Charts and diagrams as code —
——
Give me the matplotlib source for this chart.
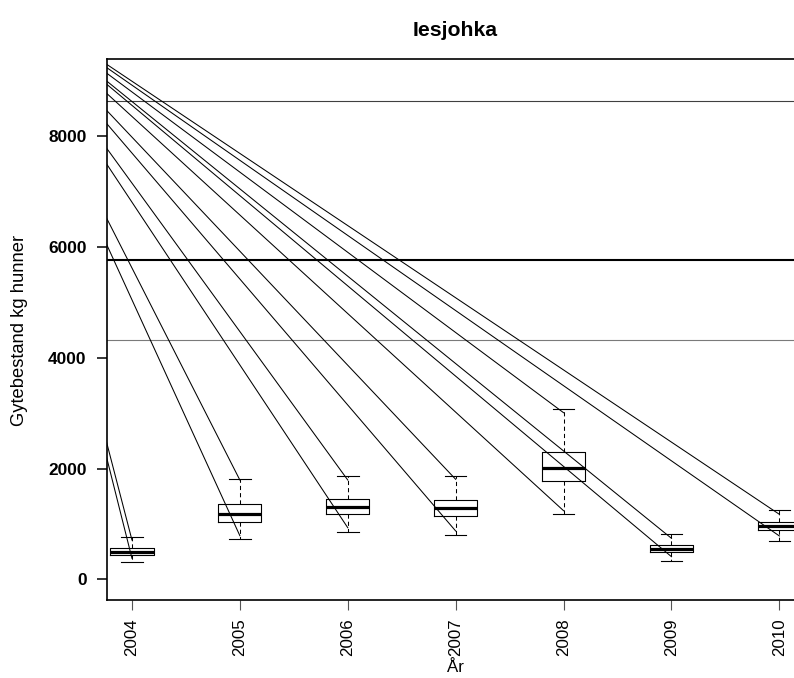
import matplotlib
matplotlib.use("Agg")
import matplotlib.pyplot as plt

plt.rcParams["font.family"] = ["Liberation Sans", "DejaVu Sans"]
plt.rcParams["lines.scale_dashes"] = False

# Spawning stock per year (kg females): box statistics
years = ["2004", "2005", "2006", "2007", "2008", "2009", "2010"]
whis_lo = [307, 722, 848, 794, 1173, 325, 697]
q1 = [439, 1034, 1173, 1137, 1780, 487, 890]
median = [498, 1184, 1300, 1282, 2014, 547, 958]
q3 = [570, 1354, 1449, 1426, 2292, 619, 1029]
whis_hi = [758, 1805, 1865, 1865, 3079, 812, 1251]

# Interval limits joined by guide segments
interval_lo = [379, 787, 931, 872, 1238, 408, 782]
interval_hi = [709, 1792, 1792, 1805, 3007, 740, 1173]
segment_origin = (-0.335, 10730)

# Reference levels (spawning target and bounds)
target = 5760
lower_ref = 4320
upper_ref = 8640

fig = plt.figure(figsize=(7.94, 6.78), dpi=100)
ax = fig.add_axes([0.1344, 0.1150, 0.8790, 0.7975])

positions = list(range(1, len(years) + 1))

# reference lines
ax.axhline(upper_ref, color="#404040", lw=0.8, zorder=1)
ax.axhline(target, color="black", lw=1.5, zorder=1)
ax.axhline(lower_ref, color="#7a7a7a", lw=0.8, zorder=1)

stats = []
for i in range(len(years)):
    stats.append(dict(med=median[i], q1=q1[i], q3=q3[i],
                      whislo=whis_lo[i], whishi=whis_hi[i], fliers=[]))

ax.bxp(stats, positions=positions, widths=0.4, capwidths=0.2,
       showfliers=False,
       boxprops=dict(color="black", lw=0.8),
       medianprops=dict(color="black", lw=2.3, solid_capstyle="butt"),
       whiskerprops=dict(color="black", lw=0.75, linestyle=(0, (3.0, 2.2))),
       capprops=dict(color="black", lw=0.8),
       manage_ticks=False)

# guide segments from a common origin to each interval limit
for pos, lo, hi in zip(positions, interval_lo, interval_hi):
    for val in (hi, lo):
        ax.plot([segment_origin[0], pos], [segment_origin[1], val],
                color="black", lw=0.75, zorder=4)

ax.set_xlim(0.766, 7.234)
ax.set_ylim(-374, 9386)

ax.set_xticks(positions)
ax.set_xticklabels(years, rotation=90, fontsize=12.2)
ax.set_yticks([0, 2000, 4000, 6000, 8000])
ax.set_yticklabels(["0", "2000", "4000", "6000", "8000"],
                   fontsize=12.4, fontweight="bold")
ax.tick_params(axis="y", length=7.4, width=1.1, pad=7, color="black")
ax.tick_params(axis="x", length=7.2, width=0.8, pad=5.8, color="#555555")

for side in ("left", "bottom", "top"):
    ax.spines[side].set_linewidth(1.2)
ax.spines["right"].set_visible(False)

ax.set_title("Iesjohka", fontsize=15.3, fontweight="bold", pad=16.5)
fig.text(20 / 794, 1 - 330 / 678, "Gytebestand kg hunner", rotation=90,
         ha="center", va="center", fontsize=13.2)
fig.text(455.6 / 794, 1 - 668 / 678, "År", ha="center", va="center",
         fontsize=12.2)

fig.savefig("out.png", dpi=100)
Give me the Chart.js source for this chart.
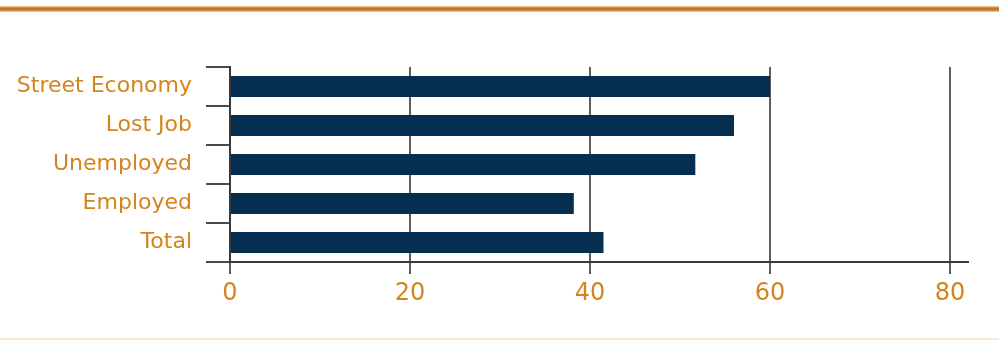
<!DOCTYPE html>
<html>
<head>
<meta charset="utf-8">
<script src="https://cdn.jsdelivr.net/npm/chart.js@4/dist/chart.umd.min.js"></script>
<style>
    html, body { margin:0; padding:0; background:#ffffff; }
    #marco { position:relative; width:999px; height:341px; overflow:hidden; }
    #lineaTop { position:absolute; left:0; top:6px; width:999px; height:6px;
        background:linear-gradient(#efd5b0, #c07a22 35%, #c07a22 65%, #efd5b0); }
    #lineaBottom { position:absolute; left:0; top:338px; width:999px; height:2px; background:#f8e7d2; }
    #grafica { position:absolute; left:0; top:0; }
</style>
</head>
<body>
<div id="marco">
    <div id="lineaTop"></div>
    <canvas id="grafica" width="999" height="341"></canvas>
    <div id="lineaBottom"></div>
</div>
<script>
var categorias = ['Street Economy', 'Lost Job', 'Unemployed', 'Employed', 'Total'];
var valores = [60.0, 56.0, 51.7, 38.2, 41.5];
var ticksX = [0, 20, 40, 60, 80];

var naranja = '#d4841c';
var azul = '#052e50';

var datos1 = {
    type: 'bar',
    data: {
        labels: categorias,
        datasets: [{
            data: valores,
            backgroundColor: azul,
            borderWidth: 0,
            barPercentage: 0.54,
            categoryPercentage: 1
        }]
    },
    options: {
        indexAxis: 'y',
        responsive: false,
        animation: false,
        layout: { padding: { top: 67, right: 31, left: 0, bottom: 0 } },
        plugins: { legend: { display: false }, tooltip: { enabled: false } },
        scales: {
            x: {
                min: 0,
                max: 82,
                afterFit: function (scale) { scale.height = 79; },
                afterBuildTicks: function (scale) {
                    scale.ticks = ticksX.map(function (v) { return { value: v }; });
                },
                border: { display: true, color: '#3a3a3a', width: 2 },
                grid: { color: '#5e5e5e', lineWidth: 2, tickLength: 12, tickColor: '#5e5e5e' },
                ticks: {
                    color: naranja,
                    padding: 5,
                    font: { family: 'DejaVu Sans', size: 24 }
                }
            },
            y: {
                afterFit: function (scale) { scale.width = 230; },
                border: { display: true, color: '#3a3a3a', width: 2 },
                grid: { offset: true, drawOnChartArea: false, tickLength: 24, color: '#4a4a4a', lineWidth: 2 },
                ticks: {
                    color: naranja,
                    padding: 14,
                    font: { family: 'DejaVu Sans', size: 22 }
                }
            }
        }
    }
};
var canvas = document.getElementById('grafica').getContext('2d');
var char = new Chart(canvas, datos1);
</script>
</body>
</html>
——
What the task asks — Your copy of the data above should match it exactly, except that pictures are left out.

Answer to the task —
Give me the matplotlib source for this chart.
import matplotlib
matplotlib.use("Agg")
import matplotlib.pyplot as plt

plt.rcParams["font.family"] = ["Liberation Sans", "DejaVu Sans"]
plt.rcParams["lines.scale_dashes"] = False

# Spawning stock per year (kg females): box statistics
years = ["2004", "2005", "2006", "2007", "2008", "2009", "2010"]
whis_lo = [307, 722, 848, 794, 1173, 325, 697]
q1 = [439, 1034, 1173, 1137, 1780, 487, 890]
median = [498, 1184, 1300, 1282, 2014, 547, 958]
q3 = [570, 1354, 1449, 1426, 2292, 619, 1029]
whis_hi = [758, 1805, 1865, 1865, 3079, 812, 1251]

# Interval limits joined by guide segments
interval_lo = [379, 787, 931, 872, 1238, 408, 782]
interval_hi = [709, 1792, 1792, 1805, 3007, 740, 1173]
segment_origin = (-0.335, 10730)

# Reference levels (spawning target and bounds)
target = 5760
lower_ref = 4320
upper_ref = 8640

fig = plt.figure(figsize=(7.94, 6.78), dpi=100)
ax = fig.add_axes([0.1344, 0.1150, 0.8790, 0.7975])

positions = list(range(1, len(years) + 1))

# reference lines
ax.axhline(upper_ref, color="#404040", lw=0.8, zorder=1)
ax.axhline(target, color="black", lw=1.5, zorder=1)
ax.axhline(lower_ref, color="#7a7a7a", lw=0.8, zorder=1)

stats = []
for i in range(len(years)):
    stats.append(dict(med=median[i], q1=q1[i], q3=q3[i],
                      whislo=whis_lo[i], whishi=whis_hi[i], fliers=[]))

ax.bxp(stats, positions=positions, widths=0.4, capwidths=0.2,
       showfliers=False,
       boxprops=dict(color="black", lw=0.8),
       medianprops=dict(color="black", lw=2.3, solid_capstyle="butt"),
       whiskerprops=dict(color="black", lw=0.75, linestyle=(0, (3.0, 2.2))),
       capprops=dict(color="black", lw=0.8),
       manage_ticks=False)

# guide segments from a common origin to each interval limit
for pos, lo, hi in zip(positions, interval_lo, interval_hi):
    for val in (hi, lo):
        ax.plot([segment_origin[0], pos], [segment_origin[1], val],
                color="black", lw=0.75, zorder=4)

ax.set_xlim(0.766, 7.234)
ax.set_ylim(-374, 9386)

ax.set_xticks(positions)
ax.set_xticklabels(years, rotation=90, fontsize=12.2)
ax.set_yticks([0, 2000, 4000, 6000, 8000])
ax.set_yticklabels(["0", "2000", "4000", "6000", "8000"],
                   fontsize=12.4, fontweight="bold")
ax.tick_params(axis="y", length=7.4, width=1.1, pad=7, color="black")
ax.tick_params(axis="x", length=7.2, width=0.8, pad=5.8, color="#555555")

for side in ("left", "bottom", "top"):
    ax.spines[side].set_linewidth(1.2)
ax.spines["right"].set_visible(False)

ax.set_title("Iesjohka", fontsize=15.3, fontweight="bold", pad=16.5)
fig.text(20 / 794, 1 - 330 / 678, "Gytebestand kg hunner", rotation=90,
         ha="center", va="center", fontsize=13.2)
fig.text(455.6 / 794, 1 - 668 / 678, "År", ha="center", va="center",
         fontsize=12.2)

fig.savefig("out.png", dpi=100)
Give me the Chart.js source for this chart.
<!DOCTYPE html>
<html>
<head>
<meta charset="utf-8">
<script src="https://cdn.jsdelivr.net/npm/chart.js@4/dist/chart.umd.min.js"></script>
<style>
    html, body { margin:0; padding:0; background:#ffffff; }
    #marco { position:relative; width:999px; height:341px; overflow:hidden; }
    #lineaTop { position:absolute; left:0; top:6px; width:999px; height:6px;
        background:linear-gradient(#efd5b0, #c07a22 35%, #c07a22 65%, #efd5b0); }
    #lineaBottom { position:absolute; left:0; top:338px; width:999px; height:2px; background:#f8e7d2; }
    #grafica { position:absolute; left:0; top:0; }
</style>
</head>
<body>
<div id="marco">
    <div id="lineaTop"></div>
    <canvas id="grafica" width="999" height="341"></canvas>
    <div id="lineaBottom"></div>
</div>
<script>
var categorias = ['Street Economy', 'Lost Job', 'Unemployed', 'Employed', 'Total'];
var valores = [60.0, 56.0, 51.7, 38.2, 41.5];
var ticksX = [0, 20, 40, 60, 80];

var naranja = '#d4841c';
var azul = '#052e50';

var datos1 = {
    type: 'bar',
    data: {
        labels: categorias,
        datasets: [{
            data: valores,
            backgroundColor: azul,
            borderWidth: 0,
            barPercentage: 0.54,
            categoryPercentage: 1
        }]
    },
    options: {
        indexAxis: 'y',
        responsive: false,
        animation: false,
        layout: { padding: { top: 67, right: 31, left: 0, bottom: 0 } },
        plugins: { legend: { display: false }, tooltip: { enabled: false } },
        scales: {
            x: {
                min: 0,
                max: 82,
                afterFit: function (scale) { scale.height = 79; },
                afterBuildTicks: function (scale) {
                    scale.ticks = ticksX.map(function (v) { return { value: v }; });
                },
                border: { display: true, color: '#3a3a3a', width: 2 },
                grid: { color: '#5e5e5e', lineWidth: 2, tickLength: 12, tickColor: '#5e5e5e' },
                ticks: {
                    color: naranja,
                    padding: 5,
                    font: { family: 'DejaVu Sans', size: 24 }
                }
            },
            y: {
                afterFit: function (scale) { scale.width = 230; },
                border: { display: true, color: '#3a3a3a', width: 2 },
                grid: { offset: true, drawOnChartArea: false, tickLength: 24, color: '#4a4a4a', lineWidth: 2 },
                ticks: {
                    color: naranja,
                    padding: 14,
                    font: { family: 'DejaVu Sans', size: 22 }
                }
            }
        }
    }
};
var canvas = document.getElementById('grafica').getContext('2d');
var char = new Chart(canvas, datos1);
</script>
</body>
</html>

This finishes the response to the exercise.